Two of the kids are in the kitchen playing with their stuffed animals.
"I caught the wolf for our dinner," one kid has one animal say.
"Rip its eyes out," says the other.
"Tear its nose off, too," says the first.
More gory pretend dismemberment follows.
And how does my sweet only daughter feel about all this?
I'm not entirely sure, but she's in there saying, "Now squeeze all the blood into the pot, and we'll make a sauce and cook it in its own blood."
I think she started the game.
It's not that we don't have princesses and puppies around her. It's just that the princesses conquer their own enemies, and the puppies act like wild animals--and she knows exactly how wild animals act because she delights in studying them in detail (she wants to be a wildlife biologist, and a farmer so she can study and raise animals). When I act shocked at her sometimes gory animals-acting-like-animals games, she reassures me that the good guys aren't being eaten or blown up or crashed in a plane-train-truck collision--only the bad guys. Most of the bad guys are big fluffy teddy bears for some reason (pellet-filled bears like beanie babies are exempt). Most of the good guys are cats. (And, for some mysterious reason, the really powerful good guys--the superhero animals--are all "best silly swimming." I'm not sure where the phrase came from, but when something is best silly swimming, it means it has magic powers.)

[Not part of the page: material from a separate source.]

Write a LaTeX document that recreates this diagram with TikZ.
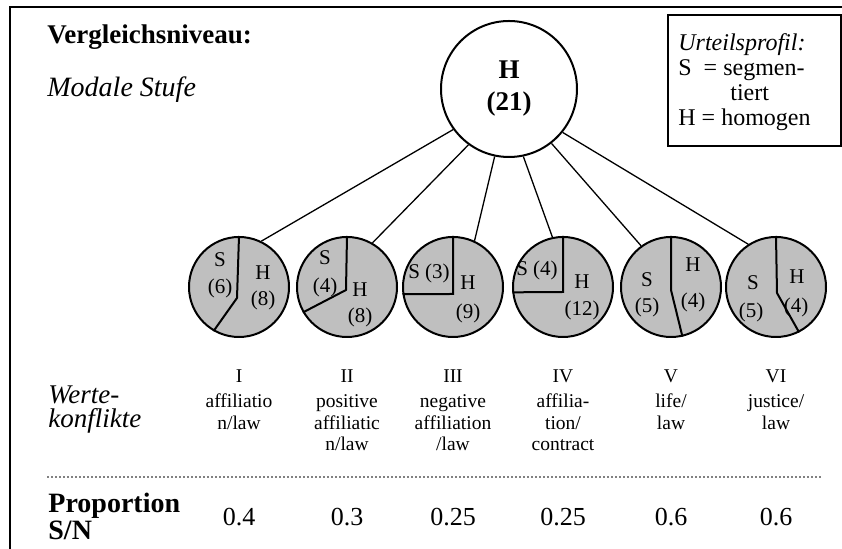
\documentclass[tikz,border=0pt]{standalone}
\usepackage{fontspec}
\setmainfont{Liberation Serif}
\usetikzlibrary{positioning,calc}

\tikzset{
  seg/.style={circle,draw,line width=1pt,fill=black!25,minimum size=50pt,inner sep=0pt},
  split/.style={line width=1pt},
  branch/.style={line width=0.65pt},
  pielab/.style={font=\fontsize{10.5}{12}\selectfont,inner sep=0pt},
  collab/.style={font=\fontsize{9.75}{10.75}\selectfont,align=center,inner sep=0pt,anchor=north},
  rowlab/.style={font=\fontsize{13.5}{12}\selectfont\itshape,align=left,inner sep=0pt,anchor=north west},
  val/.style={font=\fontsize{13}{15}\selectfont,inner sep=0pt}
}

\begin{document}
\begin{tikzpicture}[x=0.5pt,y=-0.5pt]
    \useasboundingbox (0,0) rectangle (842,549);
    % Frame
    \draw[line width=1pt] (10,549) -- (10,7) -- (842,7);

    % Headings
    \node[font=\fontsize{13.5}{15}\selectfont\bfseries,inner sep=0pt,anchor=base west] (niveau) at (47,44) {Vergleichsniveau:};
    \node[font=\fontsize{14}{16}\selectfont\itshape,inner sep=0pt,anchor=base west] (stufe) at (47,97) {Modale Stufe};

    % Legend
    \node[draw,line width=1pt,minimum width=86.5pt,minimum height=65.5pt,anchor=north west] (legbox) at (667,14) {};
    \node[font=\fontsize{12}{12.5}\selectfont,align=left,inner sep=0pt,anchor=north west] (legtxt) at (678,33) {\textit{Urteilsprofil:}\\S\ \ = segmen-\\\hspace*{26pt}tiert\\H = homogen};

    % Top node
    \node[circle,draw,line width=1pt,fill=white,minimum size=68pt,inner sep=0pt,align=center,font=\fontsize{13.5}{16}\selectfont\bfseries] (top) at (509,89) {H\\(21)};

    % Value conflicts
    \node[seg] (c1) at (239,287) {};
    \node[seg] (c2) at (347,287) {};
    \node[seg] (c3) at (453,287) {};
    \node[seg] (c4) at (563,287) {};
    \node[seg] (c5) at (671,287) {};
    \node[seg] (c6) at (776,287) {};

    \draw[branch] (top.216) -- (c1.64);
    \draw[branch] (top.234) -- (c2.60);
    \draw[branch] (top.258) -- (c3.65);
    \draw[branch] (top.282) -- (c4.102);
    \draw[branch] (top.308) -- (c5.126);
    \draw[branch] (top.321) -- (c6.123);

    % Segments S / H
    \draw[split] (c1.north) -- ($(c1.center)+(-2,11)$) -- (c1.240);
    \draw[split] (c2.north) -- ($(c2.center)+(-1,3)$) -- (c2.210);
    \draw[split] (c3.north) -- ($(c3.center)+(0,7)$) -- (c3.188);
    \draw[split] (c4.north) -- ($(c4.center)+(0,5)$) -- (c4.186);
    \draw[split] (c5.north) -- ($(c5.center)+(0,3)$) -- (c5.283);
    \draw[split] (c6.north) -- ($(c6.center)+(1,6)$) -- (c6.297);

    \node[pielab] (s1) at (220,260) {S}; \node[pielab] (sn1) at (220,288) {(6)};
    \node[pielab] (h1) at (263,273) {H}; \node[pielab] (hn1) at (263,300) {(8)};
    \node[pielab] (s2) at (325,258) {S}; \node[pielab] (sn2) at (325,287) {(4)};
    \node[pielab] (h2) at (360,290) {H}; \node[pielab] (hn2) at (360,317) {(8)};
    \node[pielab] (s3) at (429,273) {S (3)};
    \node[pielab] (h3) at (468,283) {H}; \node[pielab] (hn3) at (468,313) {(9)};
    \node[pielab] (s4) at (537,270) {S (4)};
    \node[pielab] (h4) at (582,282) {H}; \node[pielab] (hn4) at (582,310) {(12)};
    \node[pielab] (s5) at (647,280) {S}; \node[pielab] (sn5) at (647,307) {(5)};
    \node[pielab] (h5) at (693,265) {H}; \node[pielab] (hn5) at (693,302) {(4)};
    \node[pielab] (s6) at (753,283) {S}; \node[pielab] (sn6) at (751,312) {(5)};
    \node[pielab] (h6) at (797,277) {H}; \node[pielab] (hn6) at (796,307) {(4)};

    % Columns
    \node[rowlab] (werte) at (48,385) {Werte-\\konflikte};
    \node[collab] (k1) at (239,369) {I\\[2pt]affiliatio\\n/law};
    \node[collab] (k2) at (347,369) {II\\[2pt]positive\\affiliatic\\n/law};
    \node[collab] (k3) at (453,369) {III\\[2pt]negative\\affiliation\\/law};
    \node[collab] (k4) at (563,369) {IV\\[2pt]affilia-\\tion/\\contract};
    \node[collab] (k5) at (671,369) {V\\[2pt]life/\\law};
    \node[collab] (k6) at (776,369) {VI\\[2pt]justice/\\law};

    % Dotted rule
    \coordinate (dl) at (48,477); \coordinate (dr) at (823,477);
    \draw[line width=0.8pt,line cap=round,dash pattern=on 0pt off 2pt] (dl) -- (dr);

    % Proportion S/N
    \node[rowlab,font=\fontsize{14}{13.5}\selectfont\bfseries] (prop) at (48,493) {Proportion\\S/N};
    \node[val] (v1) at (239,517) {0.4};
    \node[val] (v2) at (347,517) {0.3};
    \node[val] (v3) at (453,517) {0.25};
    \node[val] (v4) at (563,517) {0.25};
    \node[val] (v5) at (671,517) {0.6};
    \node[val] (v6) at (776,517) {0.6};
\end{tikzpicture}
\end{document}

I guess the wolf is cooking now because it's sitting in a pot on a kitchen chair and the kids have moved on to more benign games with the 'good guys'--the stuffed puppy is now chasing a ball, and the stuffed dogs are playing with toy food to cut carrots and bake bread, complete with cinnamon, black pepper, and squeezed strawberries.
I guess she's a domestic cheetah princess mommy at heart.